Begin

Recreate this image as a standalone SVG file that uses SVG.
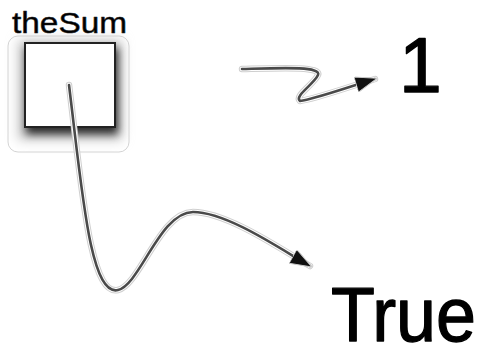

End
Begin

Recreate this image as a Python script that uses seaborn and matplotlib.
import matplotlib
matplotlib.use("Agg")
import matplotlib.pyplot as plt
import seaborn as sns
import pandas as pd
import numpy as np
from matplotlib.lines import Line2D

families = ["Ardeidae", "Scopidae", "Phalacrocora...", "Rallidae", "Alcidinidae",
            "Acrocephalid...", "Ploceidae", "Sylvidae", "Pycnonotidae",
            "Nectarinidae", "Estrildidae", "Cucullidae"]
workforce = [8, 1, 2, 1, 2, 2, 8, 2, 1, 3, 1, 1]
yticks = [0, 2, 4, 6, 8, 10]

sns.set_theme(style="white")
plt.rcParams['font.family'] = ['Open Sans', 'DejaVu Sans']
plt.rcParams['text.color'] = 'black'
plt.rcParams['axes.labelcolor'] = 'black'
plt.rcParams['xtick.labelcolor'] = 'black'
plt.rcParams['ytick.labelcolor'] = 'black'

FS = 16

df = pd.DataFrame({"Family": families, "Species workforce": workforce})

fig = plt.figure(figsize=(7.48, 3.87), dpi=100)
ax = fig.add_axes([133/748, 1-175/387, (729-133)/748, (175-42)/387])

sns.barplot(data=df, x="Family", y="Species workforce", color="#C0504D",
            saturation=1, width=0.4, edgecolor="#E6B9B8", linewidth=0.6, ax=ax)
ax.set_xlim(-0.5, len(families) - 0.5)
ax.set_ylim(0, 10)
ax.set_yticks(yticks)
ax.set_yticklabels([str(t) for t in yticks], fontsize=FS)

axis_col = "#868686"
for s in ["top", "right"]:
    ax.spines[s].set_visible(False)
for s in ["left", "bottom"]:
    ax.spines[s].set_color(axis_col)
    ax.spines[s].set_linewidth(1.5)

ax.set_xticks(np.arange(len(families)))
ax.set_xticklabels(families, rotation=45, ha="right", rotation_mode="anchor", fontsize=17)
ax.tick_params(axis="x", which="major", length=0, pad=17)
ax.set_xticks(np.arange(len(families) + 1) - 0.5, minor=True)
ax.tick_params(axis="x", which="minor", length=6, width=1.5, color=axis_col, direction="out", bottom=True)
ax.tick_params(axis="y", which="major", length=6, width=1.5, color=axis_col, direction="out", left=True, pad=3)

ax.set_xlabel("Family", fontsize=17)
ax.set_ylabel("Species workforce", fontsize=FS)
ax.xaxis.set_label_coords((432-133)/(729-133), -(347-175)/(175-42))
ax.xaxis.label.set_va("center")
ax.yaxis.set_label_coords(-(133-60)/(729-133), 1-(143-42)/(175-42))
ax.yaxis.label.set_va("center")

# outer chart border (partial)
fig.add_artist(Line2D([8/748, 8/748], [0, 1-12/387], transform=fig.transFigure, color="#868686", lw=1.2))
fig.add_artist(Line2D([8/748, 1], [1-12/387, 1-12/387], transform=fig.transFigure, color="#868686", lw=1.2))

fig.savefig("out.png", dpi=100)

End

GOAL -> Provide an exact reproduction of only those lines that start at the line containing "Recreate this image as a Python" and end at the line containing "yticks = [0, 2, 4, 6, 8, 10]", inclusive.

FULL ANSWER ->
Recreate this image as a Python script that uses seaborn and matplotlib.
import matplotlib
matplotlib.use("Agg")
import matplotlib.pyplot as plt
import seaborn as sns
import pandas as pd
import numpy as np
from matplotlib.lines import Line2D

families = ["Ardeidae", "Scopidae", "Phalacrocora...", "Rallidae", "Alcidinidae",
            "Acrocephalid...", "Ploceidae", "Sylvidae", "Pycnonotidae",
            "Nectarinidae", "Estrildidae", "Cucullidae"]
workforce = [8, 1, 2, 1, 2, 2, 8, 2, 1, 3, 1, 1]
yticks = [0, 2, 4, 6, 8, 10]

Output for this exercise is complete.